It’s a rare and challenging transition from college ball in Canada to the NFL, but Betts has played the sport since he was 7 years old, so it’s not new to him. His dad brought him to a high school state championship game when he was young to introduce him to the sport, and then he played for the LaSalle Warriors in his hometown, working his way up to Laval University in Quebec City, where he starred.
Betts was the defensive player of the year in high school when Glen Constantin, Laval’s head coach, spoke at a banquet and met his future defensive end.
“Obviously this guy’s been the poster child. He’s always the best player whatever league he played,” Constantin told The Athletic. “… At the University, he comes here, it was supposed to be harder for him, and then he became rookie of the year in the country and he won lineman of the year the next three years.”
In his college career, Betts had 33.5 sacks, the most ever in his conference. He helped lead Laval to a national championship, then prepped for the East-West Shrine game and his Pro Day, and still put up a perfect 4.33 GPA.

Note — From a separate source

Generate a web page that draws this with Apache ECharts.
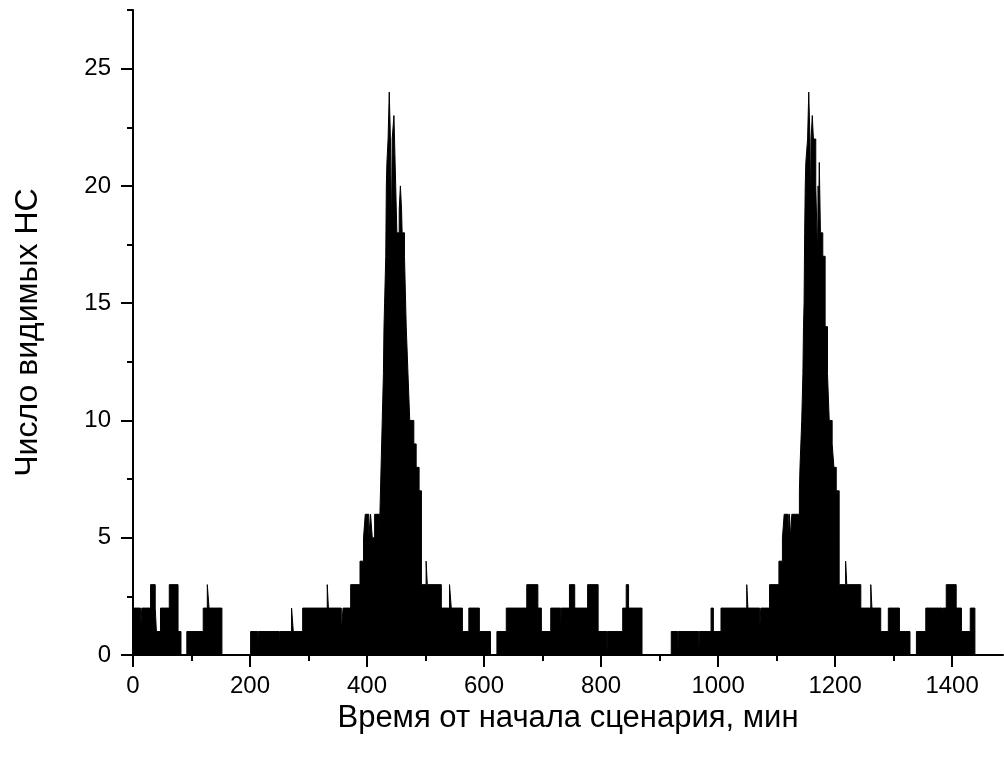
<!DOCTYPE html>
<html>
<head>
<meta charset="utf-8">
<script src="https://cdn.jsdelivr.net/npm/echarts@6/dist/echarts.min.js"></script>
<style>
html,body{margin:0;padding:0;background:#fff;}
#c{width:1004px;height:757px;}
</style>
</head>
<body>
<div id="c"></div>
<script>
// Step data: each run starts at RUN_START[i] (minutes) and holds RUN_VALUE[i] until the next start
const RUN_START = [0,13,15,30,38,40,47,62,77,82,92,120,127,130,152,201,213,214,250,251,271,274,290,
  332,334,356,359,372,388,394,397,403,406,409,413,421,423,424,426,428,429,430,432,433,434,436,438,440,442,443,446,448,451,455,457,459,460,464,467,470,473,480,484,489,493,501,503,527,541,544,563,574,592,611,
  622,638,673,692,698,714,731,732,746,755,777,795,810,811,837,843,847,870,
  920,931,932,967,968,988,992,1005,1049,1051,1071,1073,1088,1104,1110,1113,1120,1122,1124,1126,1139,1140,1143,1145,1146,1147,1148,1149,1150,1153,1155,1157,1158,1159,1161,1163,1167,1170,1171,1172,1173,1175,1179,1183,1187,1190,1195,1198,1202,1207,1218,1220,1244,1261,1263,1278,1291,1310,1328,1339,1355,1383,1384,1390,1407,1416,1431,1439];
const RUN_VALUE = [2,1,2,3,2,1,2,3,1,0,1,2,3,2,0,1,0,1,0,1,2,1,2,
  3,2,1,2,3,4,5,6,5,6,5,6,5,7,8,10,12,14,15,17,20,21,22,24,22,18,22,23,21,18,19,20,19,18,17,14,12,10,9,8,7,3,4,3,2,3,2,1,2,1,0,
  1,2,3,2,1,2,1,2,3,2,3,1,0,1,2,3,2,0,
  1,0,1,0,1,2,1,2,3,2,1,2,3,4,5,6,5,6,5,6,7,8,10,12,14,15,18,20,21,22,24,22,19,22,23,22,20,17,20,19,21,18,17,14,12,10,9,8,7,3,4,3,2,3,2,1,2,1,0,1,2,1,2,3,2,1,2,0];

const X_MAJOR_TICKS = [0,200,400,600,800,1000,1200,1400];
const X_MINOR_TICKS = [100,300,500,700,900,1100,1300];
const Y_MAJOR_TICKS = [0,5,10,15,20,25];
const Y_MINOR_TICKS = [2.5,7.5,12.5,17.5,22.5,27.5];
const X_NAME = 'Время от начала сценария, мин';
const Y_NAME = 'Число видимых НС';

const FONT = '"Liberation Sans", Arial, sans-serif';
const data = RUN_START.map((s, i) => [s, RUN_VALUE[i]]);

const chart = echarts.init(document.getElementById('c'), null, {renderer: 'canvas'});
const lineBlack = {color: '#000', width: 2};
const plain = v => String(v);
chart.setOption({
  animation: false,
  backgroundColor: '#fff',
  grid: {left: 133, top: 10, width: 870, height: 645, containLabel: false, outerBoundsMode: 'none'},
  xAxis: [
    {
      type: 'value', min: 0, max: 1487, interval: 200, position: 'bottom',
      axisLine: {show: true, onZero: false, lineStyle: lineBlack},
      axisTick: {show: true, inside: false, length: 12, lineStyle: lineBlack, customValues: X_MAJOR_TICKS},
      axisLabel: {show: true, margin: 19, color: '#000', fontSize: 24, fontFamily: FONT, formatter: plain, customValues: X_MAJOR_TICKS},
      splitLine: {show: false},
      name: X_NAME, nameLocation: 'middle', nameGap: 43,
      nameTextStyle: {color: '#000', fontSize: 31, fontFamily: FONT}
    },
    {
      type: 'value', min: 0, max: 1487, interval: 100, position: 'bottom',
      axisLine: {show: false},
      axisTick: {show: true, inside: false, length: 6, lineStyle: lineBlack, customValues: X_MINOR_TICKS},
      axisLabel: {show: false},
      splitLine: {show: false}
    }
  ],
  yAxis: [
    {
      type: 'value', min: 0, max: 27.5, interval: 5, position: 'left',
      axisLine: {show: true, onZero: false, lineStyle: lineBlack},
      axisTick: {show: true, inside: false, length: 12, lineStyle: lineBlack, customValues: Y_MAJOR_TICKS},
      axisLabel: {show: true, margin: 22, color: '#000', fontSize: 24, fontFamily: FONT, formatter: plain, customValues: Y_MAJOR_TICKS},
      splitLine: {show: false},
      name: Y_NAME, nameLocation: 'middle', nameGap: 89,
      nameTextStyle: {color: '#000', fontSize: 32, fontFamily: FONT}
    },
    {
      type: 'value', min: 0, max: 27.5, interval: 2.5, position: 'left',
      axisLine: {show: false},
      axisTick: {show: true, inside: false, length: 6, lineStyle: lineBlack, customValues: Y_MINOR_TICKS},
      axisLabel: {show: false},
      splitLine: {show: false}
    }
  ],
  series: [{
    type: 'line', xAxisIndex: 0, yAxisIndex: 0,
    data: data, step: 'end', symbol: 'none', showSymbol: false,
    lineStyle: {color: '#000', width: 1},
    areaStyle: {color: '#000', opacity: 1},
    itemStyle: {color: '#000'},
    silent: true
  }]
});
</script>
</body>
</html>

“He’s a superstar at our level in Canada,” Constantin said. “He’s as good as it gets as we’ve seen at our level. But what impresses me as a person is he’s a very humble person. He’s a very classy, humble guy. He’s a great individual.”
For Laval, Betts played strong-side defensive end, where he “saw every type of protection imaginable,” Constantin said, as opponents would use tight ends, extra tackles and fullbacks to try and slow him down. With the Bears, he’ll have to adjust to being a 3-4 outside linebacker. Constantin said they started moving Betts around to the second level a bit, both inside and outside, but they didn’t want to “waste” him in coverage too often considering the impact he made rushing the passer.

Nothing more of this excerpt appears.